- [RECORDS PROVIDED]
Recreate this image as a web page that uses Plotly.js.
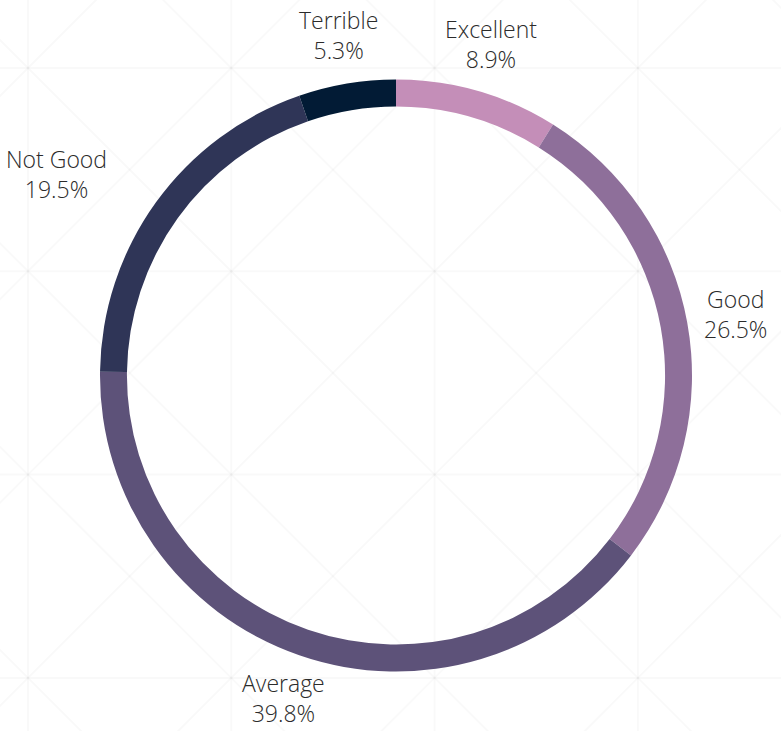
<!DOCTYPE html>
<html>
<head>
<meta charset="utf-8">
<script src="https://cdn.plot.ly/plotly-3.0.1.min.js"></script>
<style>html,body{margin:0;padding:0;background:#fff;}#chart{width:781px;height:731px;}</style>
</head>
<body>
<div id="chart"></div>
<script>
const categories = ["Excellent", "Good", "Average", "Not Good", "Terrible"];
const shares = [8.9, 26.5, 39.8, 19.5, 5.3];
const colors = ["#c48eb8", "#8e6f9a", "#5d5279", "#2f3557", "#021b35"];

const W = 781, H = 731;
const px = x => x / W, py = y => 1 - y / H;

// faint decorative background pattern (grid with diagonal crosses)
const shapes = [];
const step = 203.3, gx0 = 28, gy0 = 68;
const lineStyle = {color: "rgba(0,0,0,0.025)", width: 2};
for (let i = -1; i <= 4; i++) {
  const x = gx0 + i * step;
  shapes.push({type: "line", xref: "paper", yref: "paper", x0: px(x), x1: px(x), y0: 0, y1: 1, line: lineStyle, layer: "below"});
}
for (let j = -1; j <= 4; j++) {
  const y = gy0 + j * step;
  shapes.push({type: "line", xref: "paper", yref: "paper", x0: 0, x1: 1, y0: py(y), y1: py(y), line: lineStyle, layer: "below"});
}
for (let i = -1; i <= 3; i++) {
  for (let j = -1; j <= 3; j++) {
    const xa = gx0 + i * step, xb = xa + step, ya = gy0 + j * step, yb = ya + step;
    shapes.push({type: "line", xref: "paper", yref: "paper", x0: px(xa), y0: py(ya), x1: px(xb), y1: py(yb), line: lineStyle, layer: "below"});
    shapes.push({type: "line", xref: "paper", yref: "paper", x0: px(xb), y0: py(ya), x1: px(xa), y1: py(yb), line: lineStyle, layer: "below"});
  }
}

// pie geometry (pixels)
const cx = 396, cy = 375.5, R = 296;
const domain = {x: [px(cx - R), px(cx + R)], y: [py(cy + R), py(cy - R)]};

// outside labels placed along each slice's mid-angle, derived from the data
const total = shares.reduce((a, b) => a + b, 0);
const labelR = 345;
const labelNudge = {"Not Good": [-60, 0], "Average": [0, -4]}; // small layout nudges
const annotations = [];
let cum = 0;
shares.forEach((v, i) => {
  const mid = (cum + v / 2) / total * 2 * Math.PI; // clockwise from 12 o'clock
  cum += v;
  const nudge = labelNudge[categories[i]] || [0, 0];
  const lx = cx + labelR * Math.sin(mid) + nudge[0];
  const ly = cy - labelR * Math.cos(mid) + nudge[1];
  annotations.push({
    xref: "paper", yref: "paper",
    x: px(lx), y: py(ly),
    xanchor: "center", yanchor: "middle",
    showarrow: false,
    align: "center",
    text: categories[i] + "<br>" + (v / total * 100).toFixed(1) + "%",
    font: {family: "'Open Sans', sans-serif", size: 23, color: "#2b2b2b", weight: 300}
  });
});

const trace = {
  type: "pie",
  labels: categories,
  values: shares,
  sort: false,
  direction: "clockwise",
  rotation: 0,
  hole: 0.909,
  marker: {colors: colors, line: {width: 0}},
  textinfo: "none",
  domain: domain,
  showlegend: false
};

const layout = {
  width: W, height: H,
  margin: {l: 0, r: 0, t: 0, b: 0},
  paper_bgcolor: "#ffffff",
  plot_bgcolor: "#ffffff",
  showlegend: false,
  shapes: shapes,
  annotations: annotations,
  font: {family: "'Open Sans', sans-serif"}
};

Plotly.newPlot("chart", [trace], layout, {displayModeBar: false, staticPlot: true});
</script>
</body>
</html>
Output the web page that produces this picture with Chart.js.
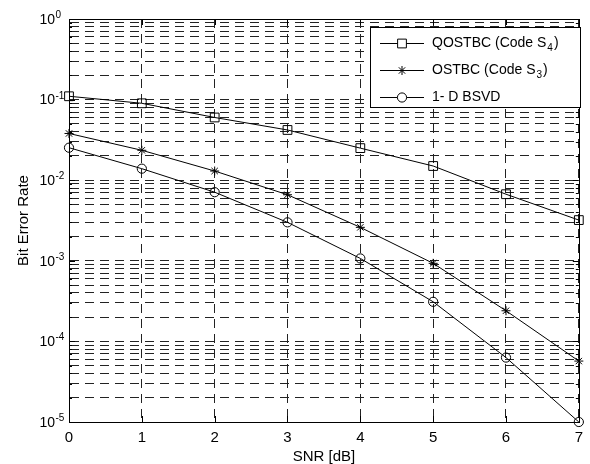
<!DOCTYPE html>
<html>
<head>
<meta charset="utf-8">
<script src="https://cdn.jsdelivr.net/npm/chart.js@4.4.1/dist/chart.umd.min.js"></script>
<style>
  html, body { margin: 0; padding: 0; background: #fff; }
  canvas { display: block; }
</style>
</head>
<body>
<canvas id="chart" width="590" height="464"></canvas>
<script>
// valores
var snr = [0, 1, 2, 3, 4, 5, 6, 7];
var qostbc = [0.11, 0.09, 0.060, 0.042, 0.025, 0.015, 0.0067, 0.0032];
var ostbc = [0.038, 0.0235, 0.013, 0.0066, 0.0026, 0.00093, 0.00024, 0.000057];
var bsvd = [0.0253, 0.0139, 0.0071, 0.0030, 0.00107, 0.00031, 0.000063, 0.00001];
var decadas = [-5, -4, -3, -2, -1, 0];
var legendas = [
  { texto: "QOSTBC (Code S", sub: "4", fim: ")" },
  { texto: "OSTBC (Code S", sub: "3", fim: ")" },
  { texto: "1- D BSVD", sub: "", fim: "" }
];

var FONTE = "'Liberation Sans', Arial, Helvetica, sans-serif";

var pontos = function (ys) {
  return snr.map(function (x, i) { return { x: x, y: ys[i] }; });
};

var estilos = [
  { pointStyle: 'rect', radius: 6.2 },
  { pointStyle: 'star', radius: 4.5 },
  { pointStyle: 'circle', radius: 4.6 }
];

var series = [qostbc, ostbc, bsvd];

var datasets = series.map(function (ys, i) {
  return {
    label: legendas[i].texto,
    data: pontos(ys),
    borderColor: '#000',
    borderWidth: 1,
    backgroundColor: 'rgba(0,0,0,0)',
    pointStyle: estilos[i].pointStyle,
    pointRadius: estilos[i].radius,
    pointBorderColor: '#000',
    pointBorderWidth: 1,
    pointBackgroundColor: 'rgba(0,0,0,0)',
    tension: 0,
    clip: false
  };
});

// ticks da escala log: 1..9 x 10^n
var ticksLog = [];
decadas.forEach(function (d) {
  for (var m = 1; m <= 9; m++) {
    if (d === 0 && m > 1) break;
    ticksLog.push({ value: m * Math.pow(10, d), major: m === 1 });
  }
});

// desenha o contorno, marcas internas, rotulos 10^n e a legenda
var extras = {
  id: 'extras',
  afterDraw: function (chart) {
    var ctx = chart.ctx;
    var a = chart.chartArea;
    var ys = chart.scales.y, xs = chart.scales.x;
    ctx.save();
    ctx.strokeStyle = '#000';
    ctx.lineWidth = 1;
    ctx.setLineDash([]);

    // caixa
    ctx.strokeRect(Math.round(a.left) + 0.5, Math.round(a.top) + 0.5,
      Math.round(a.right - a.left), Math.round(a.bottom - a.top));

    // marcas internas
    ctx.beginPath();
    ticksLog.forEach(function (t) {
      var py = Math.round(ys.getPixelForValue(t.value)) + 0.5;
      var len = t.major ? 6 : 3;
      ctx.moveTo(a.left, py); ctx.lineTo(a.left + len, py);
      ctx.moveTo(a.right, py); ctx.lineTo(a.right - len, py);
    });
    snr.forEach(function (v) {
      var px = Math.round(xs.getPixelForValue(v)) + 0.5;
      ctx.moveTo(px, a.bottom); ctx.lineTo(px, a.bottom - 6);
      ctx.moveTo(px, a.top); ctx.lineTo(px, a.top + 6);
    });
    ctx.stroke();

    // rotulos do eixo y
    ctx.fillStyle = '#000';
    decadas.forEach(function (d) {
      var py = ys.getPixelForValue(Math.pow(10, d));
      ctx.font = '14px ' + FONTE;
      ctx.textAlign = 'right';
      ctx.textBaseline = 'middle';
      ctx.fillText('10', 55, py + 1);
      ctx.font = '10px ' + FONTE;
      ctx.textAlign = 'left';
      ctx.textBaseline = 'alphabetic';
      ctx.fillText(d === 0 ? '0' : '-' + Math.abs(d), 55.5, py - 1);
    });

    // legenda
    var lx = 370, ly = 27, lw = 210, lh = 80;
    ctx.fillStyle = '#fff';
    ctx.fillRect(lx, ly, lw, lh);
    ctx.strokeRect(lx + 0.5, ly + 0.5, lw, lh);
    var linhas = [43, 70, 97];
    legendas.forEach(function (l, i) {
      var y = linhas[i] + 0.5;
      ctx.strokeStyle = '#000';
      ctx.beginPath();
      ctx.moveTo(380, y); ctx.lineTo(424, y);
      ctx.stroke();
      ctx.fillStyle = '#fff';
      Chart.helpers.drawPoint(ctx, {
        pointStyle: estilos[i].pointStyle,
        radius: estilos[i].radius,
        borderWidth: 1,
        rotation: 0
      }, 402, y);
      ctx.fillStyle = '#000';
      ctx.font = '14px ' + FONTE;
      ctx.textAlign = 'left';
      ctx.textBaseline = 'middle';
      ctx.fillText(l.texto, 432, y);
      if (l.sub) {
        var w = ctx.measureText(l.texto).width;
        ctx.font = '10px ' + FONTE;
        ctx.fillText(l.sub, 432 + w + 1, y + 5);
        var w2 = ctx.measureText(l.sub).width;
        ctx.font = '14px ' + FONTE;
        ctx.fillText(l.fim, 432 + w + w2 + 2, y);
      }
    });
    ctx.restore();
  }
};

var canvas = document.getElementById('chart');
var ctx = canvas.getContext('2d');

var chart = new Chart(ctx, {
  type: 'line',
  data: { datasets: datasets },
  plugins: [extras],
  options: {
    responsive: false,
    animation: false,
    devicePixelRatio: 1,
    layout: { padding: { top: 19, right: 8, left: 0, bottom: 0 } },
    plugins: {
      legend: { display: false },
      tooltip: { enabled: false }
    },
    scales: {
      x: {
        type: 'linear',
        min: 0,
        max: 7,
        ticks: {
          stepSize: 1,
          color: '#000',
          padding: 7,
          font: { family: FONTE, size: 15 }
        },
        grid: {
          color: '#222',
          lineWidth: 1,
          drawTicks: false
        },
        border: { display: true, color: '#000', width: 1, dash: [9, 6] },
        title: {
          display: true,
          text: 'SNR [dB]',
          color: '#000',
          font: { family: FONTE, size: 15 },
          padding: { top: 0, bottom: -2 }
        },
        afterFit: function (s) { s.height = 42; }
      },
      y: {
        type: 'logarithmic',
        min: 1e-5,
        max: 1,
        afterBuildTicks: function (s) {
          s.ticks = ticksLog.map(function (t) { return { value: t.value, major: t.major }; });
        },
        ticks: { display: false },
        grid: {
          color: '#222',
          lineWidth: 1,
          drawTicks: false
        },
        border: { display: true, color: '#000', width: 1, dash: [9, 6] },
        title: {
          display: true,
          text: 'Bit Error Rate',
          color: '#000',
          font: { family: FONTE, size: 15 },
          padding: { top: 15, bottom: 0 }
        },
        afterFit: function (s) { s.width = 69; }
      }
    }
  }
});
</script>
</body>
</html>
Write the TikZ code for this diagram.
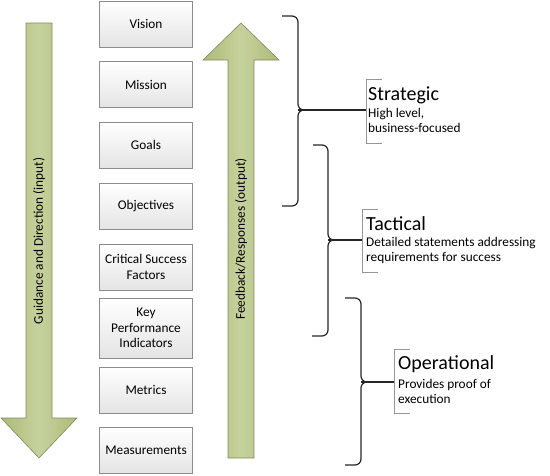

- [EXERCISE] Pick each line holding the word "with" out of the listing.

- [FINISHED EXERCISE]
// faint decorative background pattern (grid with diagonal crosses)
Output the web page that produces this picture with Chart.js.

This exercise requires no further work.